Noviembre 23, 2016
Este fin de semana se celebra el Día de Acción de Gracias en Estados Unidos, probablemente la celebración familiar más importante del año.
Mi primera aproximación con esta fiesta fue hace 40 años en casa de la familia Lee. Acababa de llegar a vivir a California, apenas pasados los dos meses, cuando disfruté por primera vez esta tradición.
Shirley, mi mamá en Los Altos, pasaba días preparando el pavo, el relleno y todo el festín que disfrutaríamos el último jueves de noviembre. Entre los platillos que se servían estaban los ostiones.
Thanksgivingtambién era el corte entre la pretemporada y la etapa de muchos metros. Con cuatro días de vacaciones, el entrenamiento aumentaba brutalmente.
Recuerdo que cuando llegué a la casa ese día, conocí a Gery y Janet. Ellos eran los hijos de Bill y Shirley que vivían en la otra California, ésa que no era la del valle, sino la rural.
David, mi hermano menor, me había advertido que Gery era algo rebelde, por ponerlo de alguna manera.
Cuando llegué rápidamente entendí. Simplemente no era como Bill o Shirley: tenía barba y no se vestía de manera convencional. Sin embargo, por lo demás no me daba la impresión de que fuera un radical. Al menos eso pensé a mis 17 años. Listo para desayunar, me presenté y comencé a platicar con él y Janet.
Shirley, que me consentía tremendamente, me hizo mi desayuno y partió una exquisita toronja. Aún hoy recuerdo lo extraordinario del sabor. Nunca había visto una tan grande. Fue tanta mi emoción que me la comí entera y después pedí otra más.
Recuerdo la palabras de Gery: “Antonio, no te acabes las toronjas, queremos dejarle alguna a Bill”. Me cayó bien. Se preocupaba por su papá; no podía ser tan malo como David me había dicho.
Mi rutina esos días era nadar, comer, dormir, nadar. Satisfecho, me fui a dormir.
Cuando me uní a la reunión nuevamente, como todo joven educado pregunté si podía ayudar en algo. Cuál sería mi sorpresa que al unísono todos dijeron: “Puedes abrir los ostiones”. “¿Abrir los ostiones? ¿Eso cómo se hace?”
Recibí instrucciones tipo You Tube y puse manos a la obra. Los primeros fueron difíciles, pero después tomé ritmo y finalmente terminé.

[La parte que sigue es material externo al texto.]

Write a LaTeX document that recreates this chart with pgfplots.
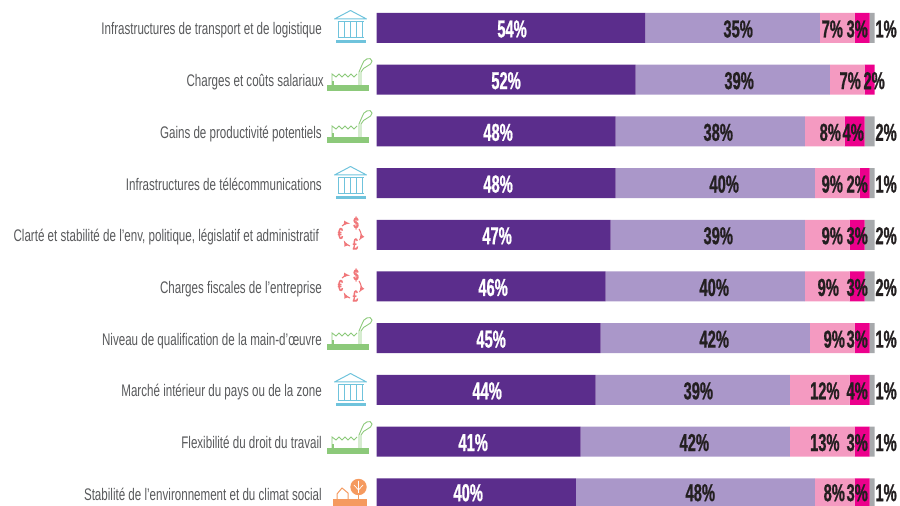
\documentclass[border=0pt]{standalone}
\usepackage{pgfplots}
\usepackage{fontspec}
\pgfplotsset{compat=1.18}
\setmainfont[FakeStretch=0.69]{Liberation Sans}
\newfontfamily\valfont[FakeStretch=0.6,FakeBold=0.8]{Liberation Sans Bold}
\definecolor{cA}{HTML}{5B2D8C}
\definecolor{cB}{HTML}{AA97C9}
\definecolor{cC}{HTML}{F49AC1}
\definecolor{cD}{HTML}{EC008C}
\definecolor{cE}{HTML}{A7A9AC}
\definecolor{txt}{HTML}{58595B}
\definecolor{val}{HTML}{231F20}
\definecolor{bank}{HTML}{6FC3DC}
\definecolor{fact}{HTML}{8CC97A}
\definecolor{money}{HTML}{F0777A}
\definecolor{env}{HTML}{F59A5F}
\pgfplotstableread{
y a b c d e
0 54 35 7 3 1
1 52 39 7 2 0
2 48 38 8 4 2
3 48 40 9 2 1
4 47 39 9 3 2
5 46 40 9 3 2
6 45 42 9 3 1
7 44 39 12 4 1
8 41 42 13 3 1
9 40 48 8 3 1
}\bars
\pgfplotstableread{
x y l
27.2 0 54\%
26.0 1 52\%
24.4 2 48\%
24.4 3 48\%
24.2 4 47\%
23.4 5 46\%
23.0 6 45\%
22.2 7 44\%
19.4 8 41\%
18.4 8.97 40\%
}\whitelabels
\pgfplotstableread{
x y l
72.6 0 35\%
91.5 0 7\%
96.5 0 3\%
102.3 0 1\%
72.8 1 39\%
95.1 1 7\%
99.9 1 2\%
68.6 2 38\%
91.1 2 8\%
95.7 2 4\%
102.3 2 2\%
69.8 3 40\%
91.5 3 9\%
96.5 3 2\%
102.3 3 1\%
68.6 4 39\%
91.5 4 9\%
96.5 4 3\%
102.3 4 2\%
67.8 5 40\%
90.7 5 9\%
96.5 5 3\%
102.3 5 2\%
67.8 6 42\%
91.9 6 9\%
96.5 6 3\%
102.3 6 1\%
64.6 7 39\%
90.0 7 12\%
96.5 7 4\%
102.3 7 1\%
63.8 8 42\%
90.0 8 13\%
96.5 8 3\%
102.3 8 1\%
65.0 8.97 48\%
91.9 8.97 8\%
96.5 8.97 3\%
102.3 8.97 1\%
}\darklabels
\pgfplotsset{common/.style={
  scale only axis, width=900pt, height=506pt,
  xmin=-75.6, xmax=105.1, ymin=-0.5416, ymax=9.246,
  y dir=reverse, axis line style={draw=none},
  major tick length=0pt, xtick=\empty,
  anchor=south west, at={(0pt,0pt)}}}
\newcommand\bankicon[1]{\begin{scope}[shift={(350.5pt,#1pt)},bank,line width=1pt]
 \draw[line join=round] (-16,9) -- (0,17.5) -- (16,9) -- cycle;
 \draw (-13,6) -- (13,6);
 \foreach \i in {-12,-6,0,6,12}{\draw (\i,6) -- (\i,-10);}
 \draw (-13,-10) -- (13,-10);
 \fill (-15,-15) rectangle (15,-12);
\end{scope}}
\newcommand\facticon[1]{\begin{scope}[shift={(348pt,#1pt)},fact,line width=0.9pt]
 \fill (-21,-11) rectangle (21,-5);
 \draw (-16,-5) -- (-16,6) -- (-12,3) -- (-9,6) -- (-6,3) -- (-3,6) -- (0,3) -- (3,6) -- (6,3) -- (9,6);
 \draw[line width=1.6pt] (-15,-5) -- (-15,-1);
 \draw (11,-5) -- (11,8) -- (14,15) .. controls (15,21) and (23,24) .. (24,19) .. controls (24,14) and (15,14) .. (13,8) -- (13,-5);
\end{scope}}
\newcommand\moneyicon[1]{\begin{scope}[shift={(350pt,#1pt)},money,line width=1.1pt]
 \draw[-latex] (-8,9) arc (130:85:11);
 \draw[-latex] (9,6) arc (35:-35:10);
 \draw[-latex] (0,-11) arc (250:205:11);
 \node[font=\valfont\fontsize{16}{16}\selectfont,inner sep=0] at (6,12) {\$};
 \node[font=\valfont\fontsize{16}{16}\selectfont,inner sep=0] at (-9.5,1.5) {€};
 \node[font=\valfont\fontsize{16}{16}\selectfont,inner sep=0] at (5.5,-9) {£};
\end{scope}}
\newcommand\envicon[1]{\begin{scope}[shift={(350pt,#1pt)},env,line width=1pt]
 \fill (-17,-16) rectangle (17,-5);
 \draw (-13,-5) -- (-13,0) -- (-8,6) -- (-2,1) -- (-2,-5);
 \fill (8.5,7) circle (8.2);
 \draw[white,line width=0.7pt] (8.5,0) -- (8.5,7) (8.5,4) -- (4,9) (8.5,4) -- (13,9) (8.5,7) -- (8.5,13);
 \draw[line width=1.8pt] (8.5,1) -- (8.5,-5);
\end{scope}}
\begin{document}
\begin{tikzpicture}[x=1pt,y=1pt]
\path[use as bounding box] (0,0) rectangle (900,506);
\clip (0,0) rectangle (900,506);
\begin{axis}[common,
  xbar stacked, bar width=30pt, ytick={0,...,9},
  yticklabels={Infrastructures de transport et de logistique,
    Charges et coûts salariaux\hspace*{-2pt},
    Gains de productivité potentiels,
    Infrastructures de télécommunications,
    {Clarté et stabilité de l'env, politique, législatif et administratif\hspace*{3pt}},
    Charges fiscales de l'entreprise,
    Niveau de qualification de la main-d'œuvre,
    Marché intérieur du pays ou de la zone,
    Flexibilité du droit du travail,
    Stabilité de l'environnement et du climat social},
  yticklabel style={anchor=base east, xshift=322pt, yshift=-7pt, text=txt, inner sep=0pt,
    font=\fontsize{16.8}{18}\selectfont},
  /pgf/number format/assume math mode=true]
\addplot[fill=cA,draw=none] table[x=a,y=y]{\bars};
\addplot[fill=cB,draw=none] table[x=b,y=y]{\bars};
\addplot[fill=cC,draw=none] table[x=c,y=y]{\bars};
\addplot[fill=cD,draw=none] table[x=d,y=y]{\bars};
\addplot[fill=cE,draw=none] table[x=e,y=y]{\bars};
\end{axis}
\begin{axis}[common, hide axis, clip=false]
\addplot[only marks, mark=none, point meta=explicit symbolic,
  nodes near coords, every node near coord/.style={anchor=center,text=white,inner sep=0,yshift=-1pt,
  font=\valfont\fontsize{24.5}{25}\selectfont}]
  table[x=x,y=y,meta=l]{\whitelabels};
\addplot[only marks, mark=none, point meta=explicit symbolic,
  nodes near coords, every node near coord/.style={anchor=center,text=val,inner sep=0,yshift=-1pt,
  font=\valfont\fontsize{24.5}{25}\selectfont}]
  table[x=x,y=y,meta=l]{\darklabels};
\end{axis}
\bankicon{478}
\facticon{426}
\facticon{374}
\bankicon{322}
\moneyicon{271}
\moneyicon{219}
\facticon{167}
\bankicon{115}
\facticon{63}
\envicon{12}
\end{tikzpicture}
\end{document}
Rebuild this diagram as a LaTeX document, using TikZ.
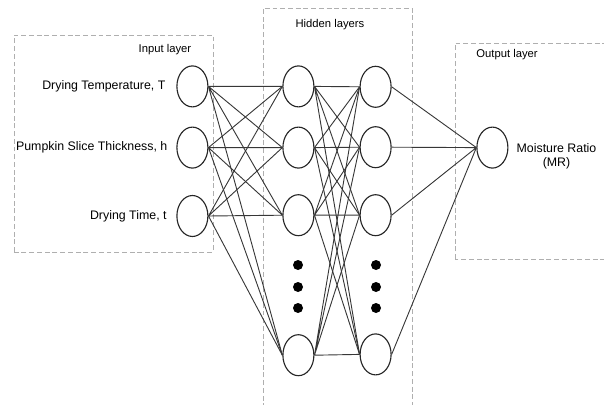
\documentclass[tikz,border=0pt]{standalone}
\usepackage{fontspec}
\setmainfont{Liberation Sans}
\usetikzlibrary{shapes,positioning}
\definecolor{boxgray}{RGB}{175,175,175}
\definecolor{wiregray}{RGB}{55,55,55}

\begin{document}
\begin{tikzpicture}[
    neuron/.style={ellipse, draw=black!85, line width=0.8pt, fill=white, minimum width=0.775cm, minimum height=1.025cm, inner sep=0pt},
    layerbox/.style={draw=boxgray, dash pattern=on 3.5pt off 2pt, line width=0.65pt},
    wire/.style={draw=wiregray, line width=0.65pt},
    dot/.style={circle, fill=black, minimum size=0.25cm, inner sep=0pt},
    label/.style={font=\fontsize{8.8}{10.5}\selectfont},
    title/.style={font=\fontsize{8}{9}\selectfont}
]
\useasboundingbox (0,0) rectangle (15.1,10.1);

% Layer boxes
\draw[layerbox] (0.35,3.8) rectangle (5.325,9.225);
\draw[layerbox] (6.575,-0.3) rectangle (10.3,9.9);
\draw[layerbox] (11.375,3.625) rectangle (15.2,9.025);

\node[title] (intitle) at (4.125, 8.85) {Input layer};
\node[title] (hidtitle) at (8.25, 9.475) {Hidden layers};
\node[title] (outtitle) at (12.675, 8.725) {Output layer};

% Input layer
\node[neuron] (in1) at (4.81, 7.94) {};
\node[neuron] (in2) at (4.81, 6.41) {};
\node[neuron] (in3) at (4.81, 4.7) {};

\node[label, left=0.15cm of in1] (lbl1) {Drying Temperature, T};
\node[label, left=0.1cm of in2] (lbl2) {Pumpkin Slice Thickness, h};
\node[label, left=0.12cm of in3] (lbl3) {Drying Time, t};

% Hidden layer 1
\node[neuron] (ha1) at (7.46, 7.94) {};
\node[neuron] (ha2) at (7.46, 6.41) {};
\node[neuron] (ha3) at (7.46, 4.72) {};
\node[neuron] (ha4) at (7.46, 1.22) {};

\node[dot] (hadot1) at (7.45, 3.475) {};
\node[dot] (hadot2) at (7.45, 2.925) {};
\node[dot] (hadot3) at (7.45, 2.4) {};

% Hidden layer 2
\node[neuron] (hb1) at (9.39, 7.93) {};
\node[neuron] (hb2) at (9.39, 6.42) {};
\node[neuron] (hb3) at (9.39, 4.72) {};
\node[neuron] (hb4) at (9.39, 1.24) {};

\node[dot] (hbdot1) at (9.4, 3.475) {};
\node[dot] (hbdot2) at (9.4, 2.925) {};
\node[dot] (hbdot3) at (9.4, 2.4) {};

% Output layer
\node[neuron] (out) at (12.31, 6.41) {};
\node[label, align=center, right=0.08cm of out, yshift=-0.22cm] (outlbl) {Moisture Ratio\\(MR)};

% Input -> hidden 1
\draw[wire] (in1.east) -- (ha1.west) (in1.east) -- (ha2.west) (in1.east) -- (ha3.west) (in1.east) -- (ha4.west);
\draw[wire] (in2.east) -- (ha1.west) (in2.east) -- (ha2.west) (in2.east) -- (ha3.west) (in2.east) -- (ha4.west);
\draw[wire] (in3.east) -- (ha1.west) (in3.east) -- (ha2.west) (in3.east) -- (ha3.west) (in3.east) -- (ha4.west);

% Hidden 1 -> hidden 2
\draw[wire] (ha1.east) -- (hb1.west) (ha1.east) -- (hb2.west) (ha1.east) -- (hb3.west) (ha1.east) -- (hb4.west);
\draw[wire] (ha2.east) -- (hb1.west) (ha2.east) -- (hb2.west) (ha2.east) -- (hb3.west) (ha2.east) -- (hb4.west);
\draw[wire] (ha3.east) -- (hb1.west) (ha3.east) -- (hb2.west) (ha3.east) -- (hb3.west) (ha3.east) -- (hb4.west);
\draw[wire] (ha4.east) -- (hb1.west) (ha4.east) -- (hb2.west) (ha4.east) -- (hb3.west) (ha4.east) -- (hb4.west);

% Hidden 2 -> output
\draw[wire] (hb1.east) -- (out.west) (hb2.east) -- (out.west) (hb3.east) -- (out.west) (hb4.east) -- (out.west);

\end{tikzpicture}
\end{document}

La comida de Shirley era deliciosa. Comía de todo, mucho y contento. Al final todos nos remordíamos de lo golosos que habíamos sido y los cuerpos se relajaban en la sala.
Obviamente no había servicio doméstico. Alguien iba a tener que recoger los platos y lavarlos.
Crecí en una casa con cuatro hermanos y una madre obsesionada por la limpieza y, sin saberlo, por la igualdad de género. La regla en la casa era que todos teníamos que ayudar a las labores domésticas: hacer la cama, sacudir, aspirar, barrer la calle y lavar trastes.
Al igual que la responsabilidad de abrir los ostiones, la responsabilidad de lavar trastes con Joe me llegó sin preámbulo: “Antonio, ¿me ayudas a lavar los trastes?” Ni para donde hacerse.
Durante todos los años que pasé con los Lee, mi responsabilidad en Thanksgivingfue abrir los ostiones y lavar los trastes. Es más, en la fiesta que Bill y Shirley hicieron para celebrar sus 50 años de casados, con mucho gusto volví a mi antigua responsabilidad en la familia y lavé los trastes junto con Joe.
Extraño esas cenas, pero desde que David vive en California, cada año compartimos esta tradición. Llego a California con la nostalgia de mi vida con Bill, Shirley y mis hermanos, pero con el mismo ánimo de que la época fuerte de la temporada inicia.
Tengo cuatro días de agua a 14 grados. No tiene nada que ver con los días de 20 kilómetros diarios, pero sí es una buena dosis de sufrimiento.